Even if you qualify, you can throw a monkey wrench into the final loan approval if you take on new debt that could affect your credit score or your debt-to-income ratio. Some lenders pull another credit report just before closing. Another possible sticking point is the appraisal. Overly generous appraisals helped to fuel the housing bubble. Now, miserly ones may thwart your closing. Lenders will estimate the value of your home conservatively, and appraisers are generally following suit, especially if the local market is in flux.

Home Equity: Lower Limits

Several years ago, home values were rising so rapidly that you could build a pile of equity practically before the ink was dry on your settlement papers -- and then borrow against it to pay for everything from home repairs to college tuition. But as prices have tumbled, lenders have tightened their criteria for approving fixed-rate home-equity loans and variable-rate lines of credit.

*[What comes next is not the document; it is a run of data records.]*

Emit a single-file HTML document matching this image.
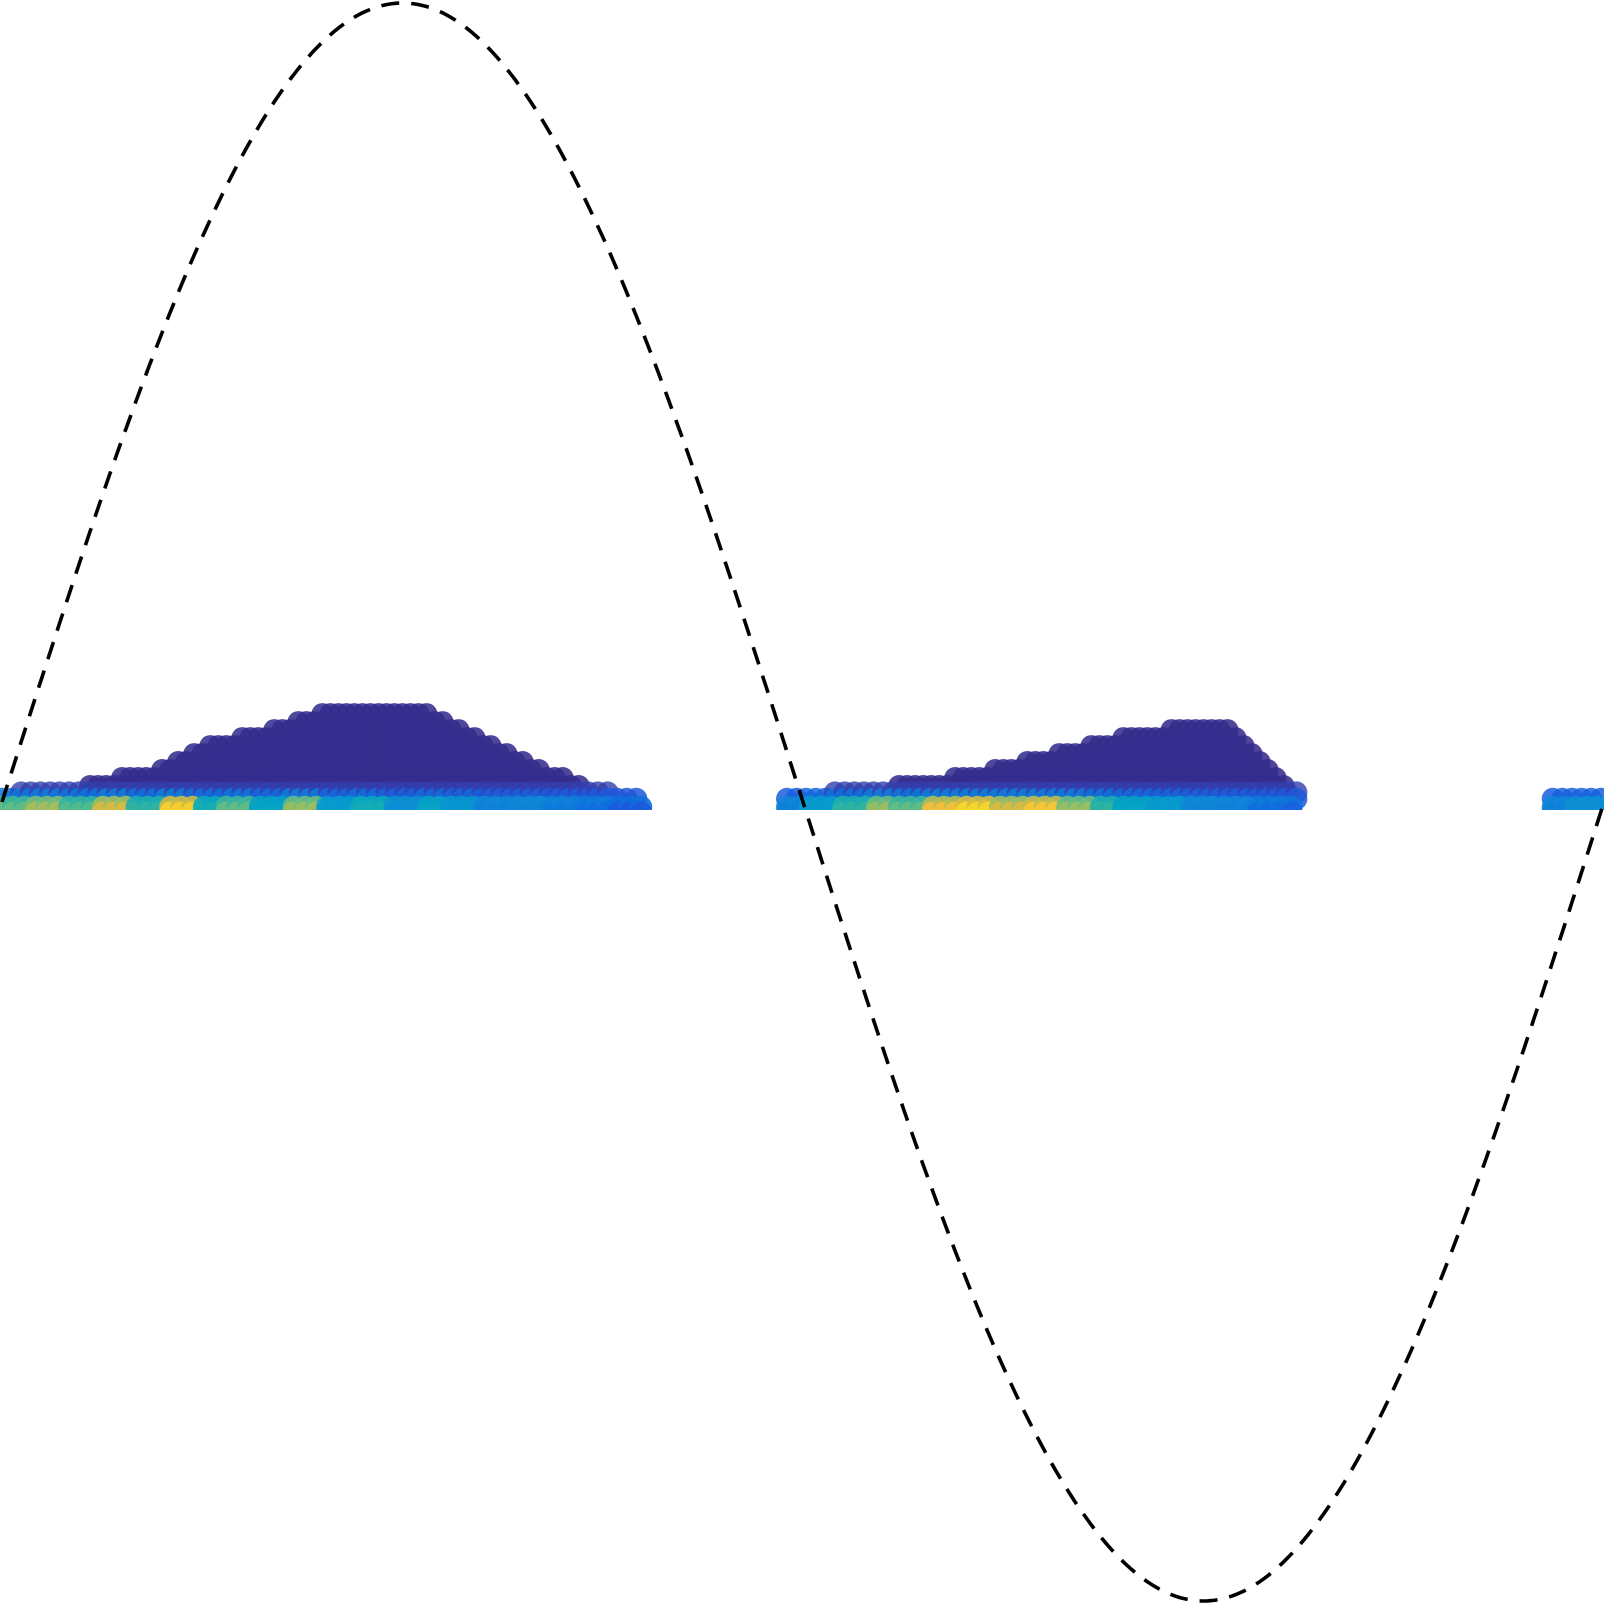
<!DOCTYPE html>
<html><head><meta charset="utf-8"><style>html,body{margin:0;padding:0;background:#fff;}svg{display:block;}</style></head>
<body>
<svg id="chart" width="1604" height="1604" viewBox="0 0 1604 1604" xmlns="http://www.w3.org/2000/svg">
<defs><clipPath id="clip"><rect x="0" y="0" width="1604" height="810"/></clipPath></defs>
<g id="dots" clip-path="url(#clip)"></g>
<path id="sine" fill="none" stroke="#000" stroke-width="3.6" stroke-dasharray="18,12"/>
</svg>
<script>
// mound profiles (x in period fraction, height in y-data units)
const prof1X = [0.0, 0.05, 0.10, 0.13, 0.17, 0.20, 0.24, 0.27, 0.31, 0.34, 0.37, 0.40];
const prof1H = [0.008, 0.02, 0.04, 0.07, 0.09, 0.11, 0.12, 0.11, 0.07, 0.04, 0.015, 0.004];
const prof2X = [0.49, 0.54, 0.58, 0.62, 0.66, 0.70, 0.74, 0.77, 0.79, 0.81];
const prof2H = [0.004, 0.015, 0.025, 0.04, 0.06, 0.08, 0.095, 0.09, 0.05, 0.01];
const prof3X = [0.968, 1.0];
const prof3H = [0.003, 0.006];
// bottom row colours (parula index 0..1) by x bins of 0.02
const baseVals = [0.62,0.72,0.6,0.8,0.55,0.9,0.5,0.62,0.45,0.7,0.4,0.5,0.35,0.45,0.38,0.3,0.32,0.28,0.25,0.2,0.18,
                  0.0,0.0,0.0,0.0,0.4,0.55,0.7,0.62,0.85,0.92,0.8,0.88,0.7,0.55,0.45,0.4,0.32,0.3,0.25,0.22,
                  0.0,0.0,0.0,0.0,0.0,0.0,0.0,0.0,0.35,0.4];

const X0 = 2, X1 = 1604, YC = 802, YA = 799;
const sx = v => X0 + v * (X1 - X0);
const sy = v => YC - v * YA;
const NS = "http://www.w3.org/2000/svg";

const parula = [[0.2081,0.1663,0.5292],[0.2116,0.1898,0.5777],[0.1959,0.2617,0.7005],[0.1085,0.3540,0.8685],[0.0498,0.4586,0.8641],[0.0590,0.5347,0.8400],[0.0257,0.6036,0.8037],[0.0207,0.6526,0.7514],[0.1470,0.6945,0.6600],[0.3360,0.7300,0.5500],[0.5300,0.7450,0.4300],[0.7000,0.7400,0.3300],[0.8600,0.7300,0.2500],[0.9900,0.7500,0.2200],[0.9600,0.8700,0.1400],[0.9763,0.9831,0.0538]];
function col(t){t=Math.max(0,Math.min(1,t));const f=t*(parula.length-1),i=Math.floor(f),r=f-i;const a=parula[i],b=parula[Math.min(i+1,parula.length-1)];return `rgb(${[0,1,2].map(k=>Math.round(255*(a[k]+(b[k]-a[k])*r))).join(',')})`;}
function interp(xs,hs,x){if(x<xs[0]||x>xs[xs.length-1])return null;for(let i=0;i<xs.length-1;i++){if(x>=xs[i]&&x<=xs[i+1]){const r=(x-xs[i])/(xs[i+1]-xs[i]||1);return hs[i]+(hs[i+1]-hs[i])*r;}}return hs[hs.length-1];}

const g = document.getElementById('dots');
function dot(x,y,c,op){
  const e=document.createElementNS(NS,'circle');
  e.setAttribute('cx',sx(x).toFixed(1));e.setAttribute('cy',sy(y).toFixed(1));e.setAttribute('r',11);
  e.setAttribute('fill',c);e.setAttribute('fill-opacity',op||'0.88');
  
  
  g.appendChild(e);
}
const profs=[[prof1X,prof1H],[prof2X,prof2H],[prof3X,prof3H]];
// layer 1: purple mounds
profs.forEach(([px,ph])=>{
  for(let x=px[0];x<=px[px.length-1]+1e-9;x+=0.005){
    const h=interp(px,ph,x); if(h==null)continue;
    for(let y=0.02;y<=h;y+=0.01) dot(x,y,col(0.03));
  }
});
// layer 2: blue transition
profs.forEach(([px,ph])=>{
  for(let x=px[0];x<=px[px.length-1]+1e-9;x+=0.006){
    const h=interp(px,ph,x); if(h==null)continue;
    const bi=Math.min(baseVals.length-1,Math.floor(x/0.02));
    const bv=baseVals[bi]||0.3;
    if(h>0.01) dot(x,0.012,col(0.12),'0.8');
    dot(x,0.004,col(Math.min(0.3,0.15+bv*0.2)),'0.85');
  }
});
// layer 3: colourful base rows
profs.forEach(([px,ph])=>{
  for(let x=px[0];x<=px[px.length-1]+1e-9;x+=0.007){
    const bi=Math.min(baseVals.length-1,Math.floor(x/0.02));
    const bv=baseVals[bi]||0.3;
    dot(x,-0.006,col(bv*0.75+0.1),'0.9');
    dot(x,-0.013,col(bv),'0.9');
  }
});

// sine curve
const N=400;let d='';
for(let i=0;i<=N;i++){const v=i/N;d+=(i?'L':'M')+sx(v).toFixed(1)+','+sy(Math.sin(2*Math.PI*v)).toFixed(1);}
document.getElementById('sine').setAttribute('d',d);
</script>
</body></html>
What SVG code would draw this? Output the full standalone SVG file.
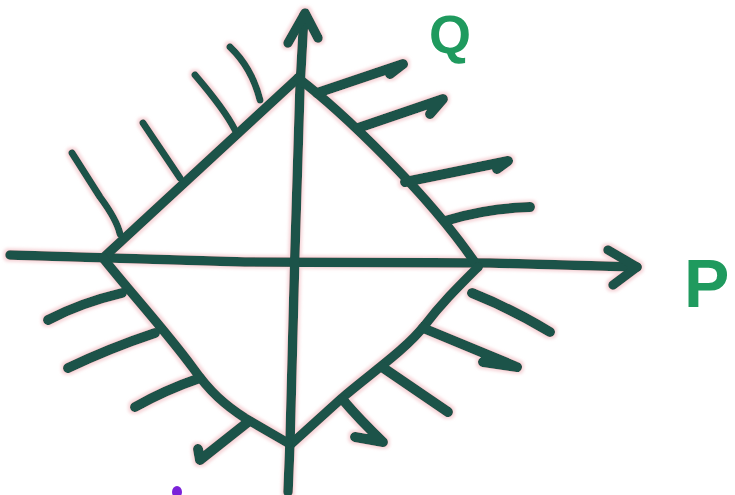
<svg xmlns="http://www.w3.org/2000/svg" width="735" height="495" viewBox="0 0 735 495">
  <defs>
    <filter id="halo" x="-5%" y="-5%" width="110%" height="110%">
      <feMorphology in="SourceAlpha" operator="dilate" radius="2" result="d"/>
      <feGaussianBlur in="d" stdDeviation="1.5" result="b"/>
      <feFlood flood-color="#f3c6cb" flood-opacity="0.7"/>
      <feComposite in2="b" operator="in" result="h"/>
      <feMerge><feMergeNode in="h"/><feMergeNode in="SourceGraphic"/></feMerge>
    </filter>
    <style>
      .ink { fill: none; stroke: #1e5248; stroke-linecap: round; stroke-linejoin: round; }
      .main { stroke-width: 9.5; }
      .thin { stroke-width: 7; }
      .thick { stroke-width: 10; }
      .lbl { font-family: "Liberation Sans", Arial, sans-serif; font-weight: bold; fill: #1f9a5e; }
    </style>
  </defs>
  <rect width="735" height="495" fill="#ffffff"/>

  <g id="connectors" filter="url(#halo)">
    <g id="axis-p">
      <path class="ink main" d="M10,255 L245,262 L490,263 L637,267"/>
      <path class="ink main" d="M608,250 L637,267 L613,285"/>
    </g>
    <g id="axis-q">
      <path class="ink main" d="M288,492 L290,442 L295,250 L300,87 L304,15"/>
      <path class="ink main" d="M288,43 L305,13 L318,38"/>
    </g>
    <g id="diamond">
      <path class="ink main" d="M103,258 L298,78"/>
      <path class="ink main" d="M298,78 C340,110 430,195 478,267"/>
      <path class="ink main" d="M478,267 C455,290 440,305 425,325 C405,350 375,370 342,398 L290,445"/>
      <path class="ink main" d="M103,258 C130,292 165,330 193,368 C210,392 225,405 245,418 L288,443"/>
    </g>
    <g id="ticks-upper-left">
      <path class="ink thin" d="M72,153 L100,197 Q117,220 120,234"/>
      <path class="ink thin" d="M143,123 L180,178"/>
      <path class="ink thin" d="M195,75 Q225,110 235,130"/>
      <path class="ink thin" d="M230,47 Q252,68 260,100"/>
    </g>
    <g id="ticks-upper-right">
      <path class="ink thick" d="M317,93 L403,64 L390,74"/>
      <path class="ink thick" d="M358,128 L443,99 L430,114"/>
      <path class="ink thick" d="M405,182 L508,161 L497,169"/>
      <path class="ink thick" d="M445,221 C470,213 500,208 530,207"/>
    </g>
    <g id="ticks-lower-right">
      <path class="ink thick" d="M472,293 Q510,308 550,332"/>
      <path class="ink thick" d="M423,328 L517,367 L483,362"/>
      <path class="ink thick" d="M382,367 L448,412"/>
      <path class="ink thick" d="M343,400 Q360,420 383,442 L355,437"/>
    </g>
    <g id="ticks-lower-left">
      <path class="ink thick" d="M122,293 Q80,303 48,320"/>
      <path class="ink thick" d="M155,333 Q110,348 68,368"/>
      <path class="ink thick" d="M200,378 Q165,390 135,407"/>
      <path class="ink thick" d="M248,422 L200,460 L198,449"/>
    </g>
  </g>

  <g id="label-q">
    <text class="lbl" x="429" y="53" font-size="54">Q</text>
  </g>
  <g id="label-p">
    <text class="lbl" x="684" y="307" font-size="68">P</text>
  </g>
  <g id="dot">
    <ellipse cx="177" cy="492" rx="5" ry="6" fill="#7b22d9"/>
  </g>
</svg>
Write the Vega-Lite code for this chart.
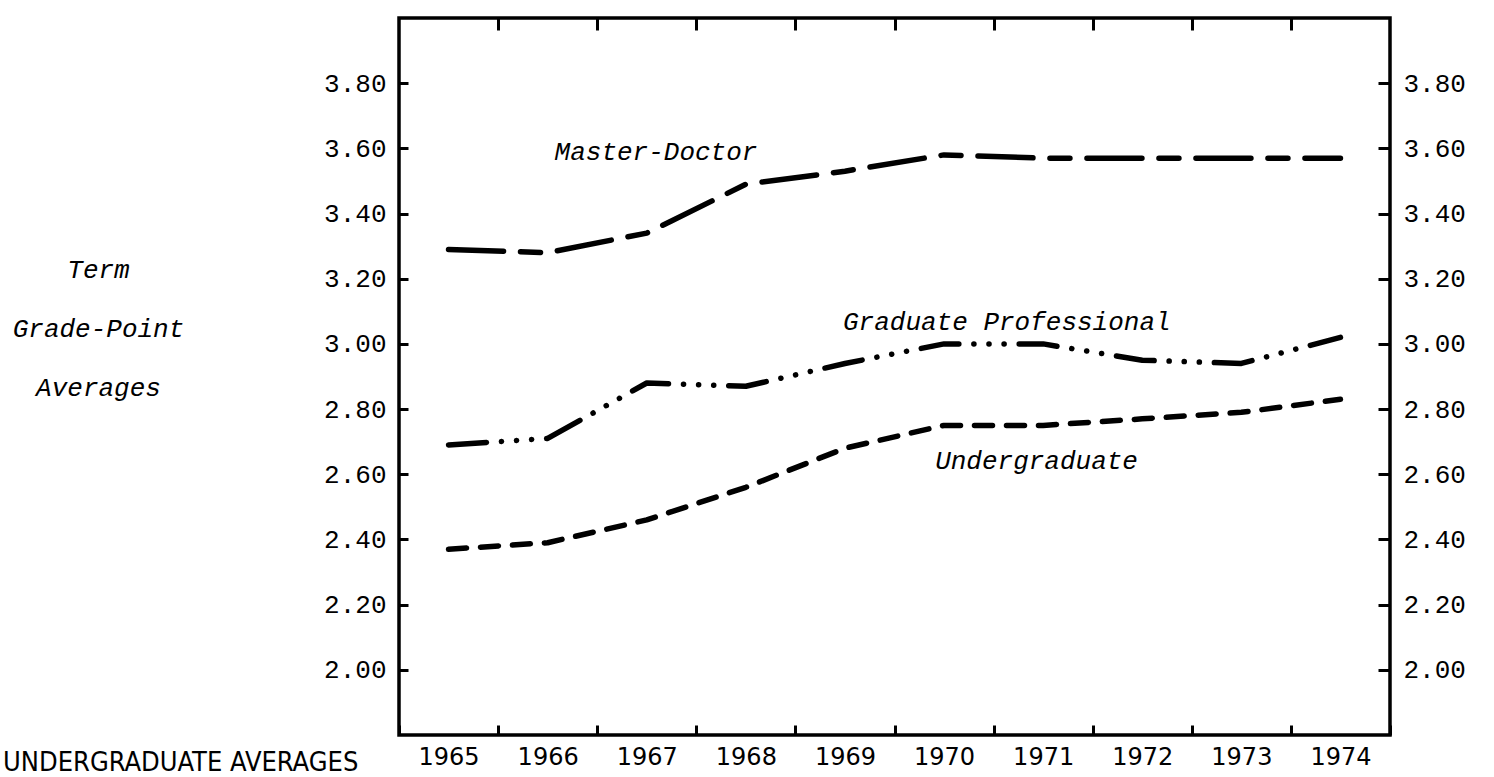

Now in most cities you'll be able to borrow no more than 80% of the appraised value, less the mortgage. This is very important when refinancing a cash our refi. If you bought your home in 2005 and then took an equity loan or HELOC out in 2007, and now you want to refinance both mortgages, you are looking at a cash out refinance and the maximum LTV is 80%. With values slipping and appraisals harder to come by, this may not be an option so make sure to due your homework and get a good value indicator from an agent or appraiser.

You'll need a credit score of at least 720, as opposed to the 650 to 680 you could get away with a few years ago. And as with first mortgages, you'll have to document income and assets. Interest rates depend on the amount you borrow and your location.